Piano, Pianissimo…praticamente a piedi

friday post foto 1Ho passato gli ultimi mesi a raccogliere i pezzi di situazioni che iniziavano a starmi strette, a ragionare sul perché ero finita in quella specie di circolo vizioso dal quale non riuscivo proprio a sganciarmi.
Ho smesso di leggere libri (da ottobre ad oggi ne avrò terminati, forse, tre, e non era proprio accettabile, vi pare?), mi è passata la voglia di scrivere, creare e anche, lo confesso, la forza di prendermi cura di me stessa.
Beh, almeno per un mese e mezzo non ho avuto voglia di muovermi.
Sono stata ferma. Immobile.
Bloccata da una sorta di paralisi mentale ed emotiva che ha rischiato di prendere il sopravvento.
Ora non starò qui a tediarvi con il resoconto dettagliato dei miei drammi personali.
Vi basti sapere che sto meglio.
Cioè, i problemi ci sono ancora, in buona parte.
Ma li affronto e sto uscendo pian piano da quel guscio ovattato che mi sono costruita intorno negli ultimi mesi del 2013.
Erano almeno un paio di settimane che avevo voglia di tornare a scrivere in questo mio spazio che, ultimamente, ho trattato con così poco rispetto.
Solo che non sapevo bene da che parte incominciare.
Di cosa parlare.

Della scuola di Sara e del fatto che quest’anno ha un’agenda fitta di impegni che manco la sora Betty?
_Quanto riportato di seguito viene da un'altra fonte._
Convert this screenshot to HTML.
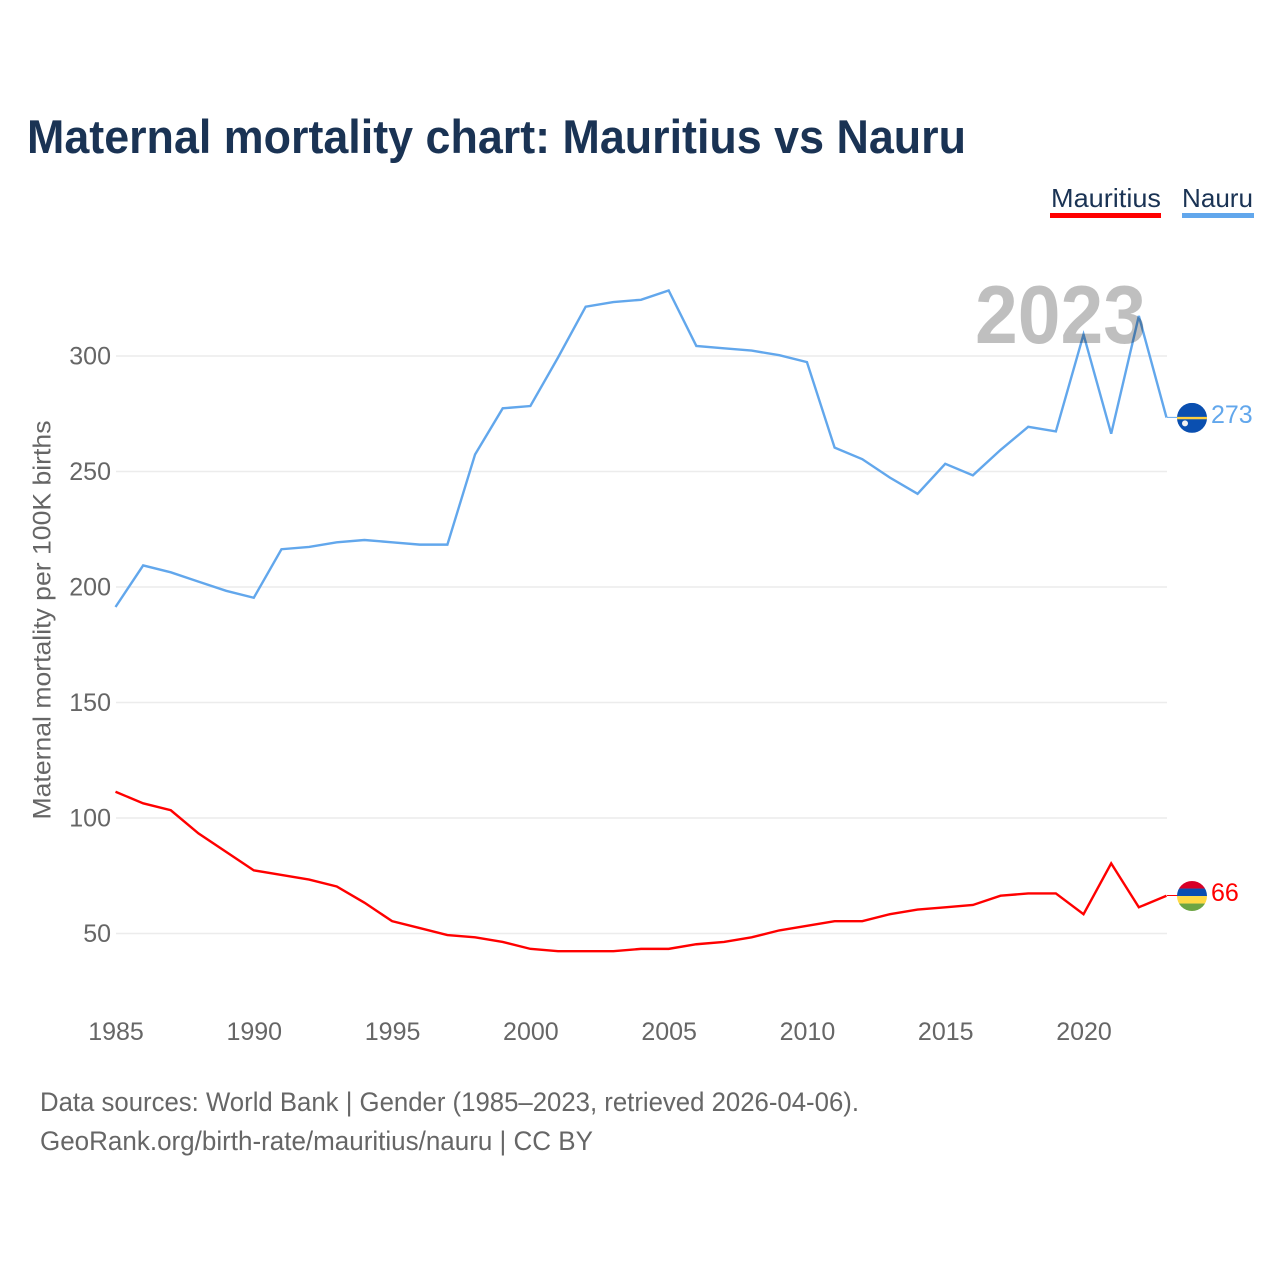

Dei miei esami universitari, molto simili ad un episodio di Fawlty Towers (solo che poi prendo anche voti più che decenti)? Degli amici/parenti che in quest’ultimo periodo mi sono venuti a trovare?

In effetti ne potrei scrivere di cose. E forse lo farò, se la memoria non inizierà a fare cilecca (e ultimamente sono assai smemorata).
Magari vi porto a teatro con me, visto che quest’anno mi sono ripromessa di andare a vedere più spettacoli che posso.
O, perché no, potrei raccontarvi dei miei viaggi futuri (non nello spazio e non immaginari!).
Insomma.
Avrei potuto scegliere un giorno qualunque per ricominciare a scrivere e vi avrei potuto parlare di un milione di cose.
E ho scelto di tornare oggi.
Di venerdì.
E non un venerdì qualunque.
Oggi, infatti, è l’ultimo giorno del grande sciopero della metropolitana di Londra.
No, rendetevi conto.
Questi non fanno sciopero praticamente MAI.
E hanno deciso di incrociare le braccia lo scorso martedì.
“Fortunatamente” i bus funzionavano. Vi lascio soltanto immaginare.
In tv trasmettevano video apocalittici di gente che non si dava pace e continuava ad aspettare il suo treno per andare a lavoro.
Un mare di persone, con le borse, la travel mug e il giornale sotto il braccio.
Persi in un’odissea alla quale non erano preparati (e io non ho potuto fare a meno di pensare a tutte le volte, tante, troppe, che mi sono ritrovata nella medesima situazione a Roma…).
Oggi dicevo è l’ultimo giorno del big strike.
Solo che stavolta andare sul bus è stato ancora più traumatico.
Questa mattina con la Saruccia siamo saliti sul nostro fido 176 alle 8:15 (di solito, quando non c’è traffico, raggiungiamo la scuola in 20 minuti netti, altrimenti al massimo si arriva per le 8:45).
Ne siamo scesi correndo come manco Beep Beep per raggiungere la scuola dietro l’angolo e con la lingua srotolata a mo’ di red carpet.
Lei è entrata in classe alle 9:35.
Che cazzarola, ad andare a piedi arrivavamo prima.
Meno male che domani è sabato e ci possiamo riposare un pochino.
Ah no giusto: c’è la Music Academy.
Un altro bus da prendere.
Fortuna che lo strike sarà un lontano ricordo.
Ma magari ne riparliamo al prossimo post.